Los taxistas de Buenos Aires directamente pliegan el asiento del copiloto hacia adelante; lo “agachan”, como si se tratara de alguien a quien quisieran ocultar. Aun cuando son cuatro los que deban viajar (tres en el asiento de atrás, uno en el de adelante, lo permitido por norma), para el taxista en cuestión, habilitar el dichoso asiento representa un incordio. A veces ni vuelve del todo a su posición ortogonal, y a quien le toca viajar adelante lo padece; teme clavarse en la sien la arista del taxímetro, en un cambio brusco de velocidad o un frenazo.
Evidentemente, el de adelante no es un asiento prioritario, pero sí indispensable si se le requiere; en Maracaibo es a la inversa. Y esta diferencia plantea formas distintas de relación entre el taxista y el viajante; por ir los dos adelante, en Maracaibo la relación es de mayor intimidad, y la perspectiva que se tiene del chofer es una sola, la que brinda su perfil derecho. En cambio, en Buenos Aires, la presencia del taxista es fragmentaria; uno puede ver dos perspectivas a la vez: la de su nuca que vemos desde atrás, y la de sus ojos en el espejo retrovisor. Cuando un taxista nos habla en Maracaibo, lo hace con casi todo su cuerpo; en Buenos Aires, la voz de un taxista es el reflejo de una mirada intermitente, la de alguien que se asoma e interactúa sin girarse, para algunos “el habla típica” porteña.
Y ahora que recuerdo, sin girarse, una vez un taxista me preguntó que cómo era vivir en mi país, que según él quedaba en Centroamérica.

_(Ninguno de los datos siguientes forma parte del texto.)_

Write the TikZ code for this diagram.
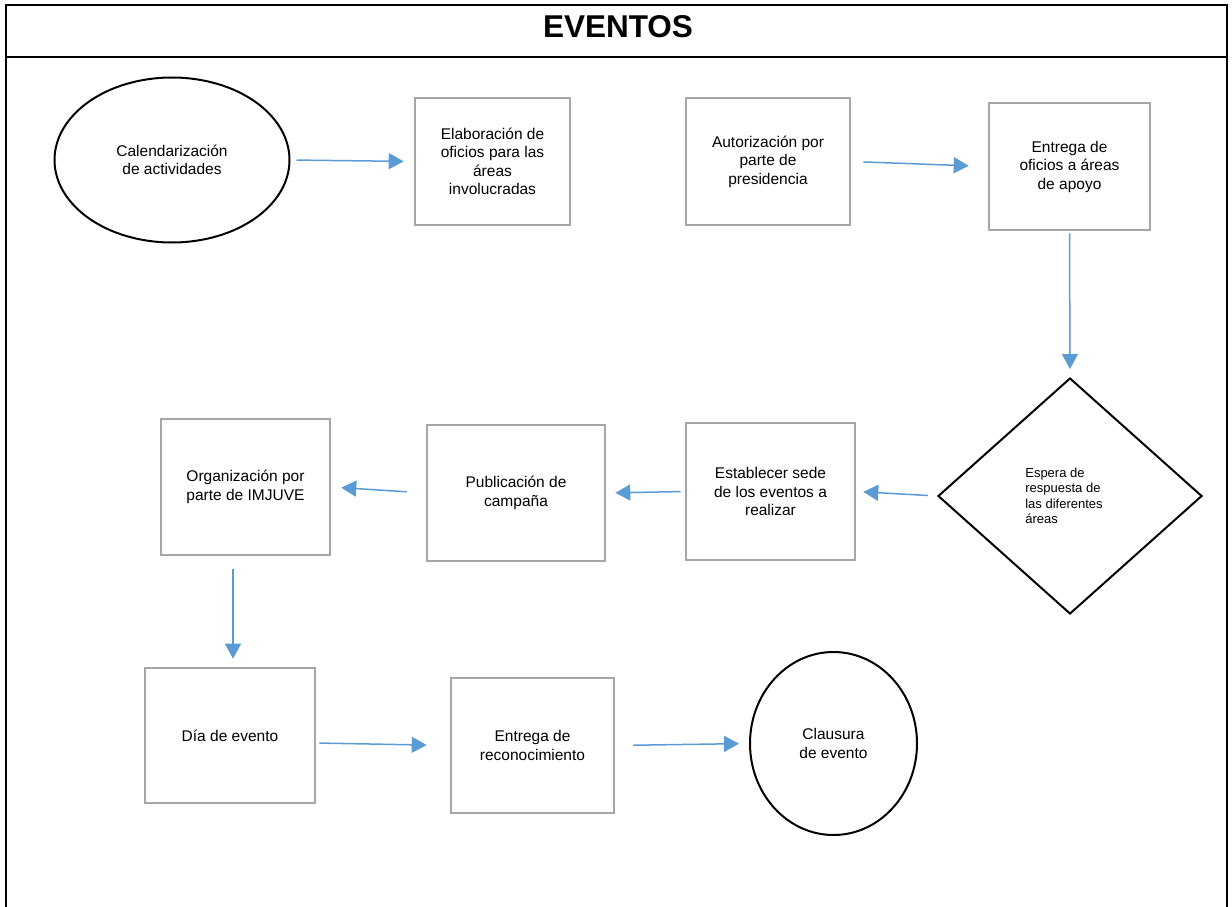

Enseguida pensé que el error de ubicación se trataba de un juego, de uno metafórico, precisamente como el que hay que evitar en Maracaibo, porque estaría anticipando un suceso. El juego además venía del taxista y no de mí, el viajante; es decir que se daba otra inversión, enrareciendo aún más el panorama… No quise entrar en discusiones inútiles, y le dije que “más o menos, como en todos lados”. Con la mirada fruncida en el retrovisor, él irrumpió nuevamente: “Y, decime, ¿en tu país hay carreteras?”. A esa altura, cualquiera habría tomado aquella frase como una ofensa o una clásica actitud de superioridad capitalina. No obstante, fuera ignorancia o desdén, sus enigmáticas preguntas (porque hubo más preguntas) me parecieron al menos superadoras, en comparación con las tediosas y habituales afirmaciones que oí más de una vez de la versión suramericana (el país de las telenovelas, el país del comandante Chávez…). Afirmaciones que con los años se van volviendo ridículamente caricaturescas, como si nada se gastara en la realidad y en uno mismo; como si nada evolucionara; como si tampoco se advirtiera que, tarde o temprano, el mundo acabará fusionándose del todo, si no es que lo está ya.
Aunque fuese sobre una base errónea, aquel taxista privilegió la curiosidad. O tal vez el suyo era otro juego, no el de la metáfora sino el de la abierta alteridad, en el sentido más rimbaudiano del término. ¿Lo hacía porque estaba aburrido, harto de las voces en la radio y su cabeza? Tal vez de tanto ver las carreteras de Buenos Aires, él añorara un lugar en donde no las pudiera ver. O donde ya directamente no las hubiera, o las hubiera distintas. ¿No pierde eventualmente un taxista su relación con el rodaje y la aceleración, con la gravedad y la inercia? ¿No va perdiendo de vista en el transcurso de las horas lo evidente, es decir, el camino que él elige o le eligen recorrer? ¿No es posible que hasta la misma geografía se le desordene?
Para aquel taxista yo era un venezolano de Centroamérica que galopaba por los largos caminos de su ciudad de tierra. Incluso le revelé el nombre de mi caballo: “Kafka”. Y a él le pareció muy bonito.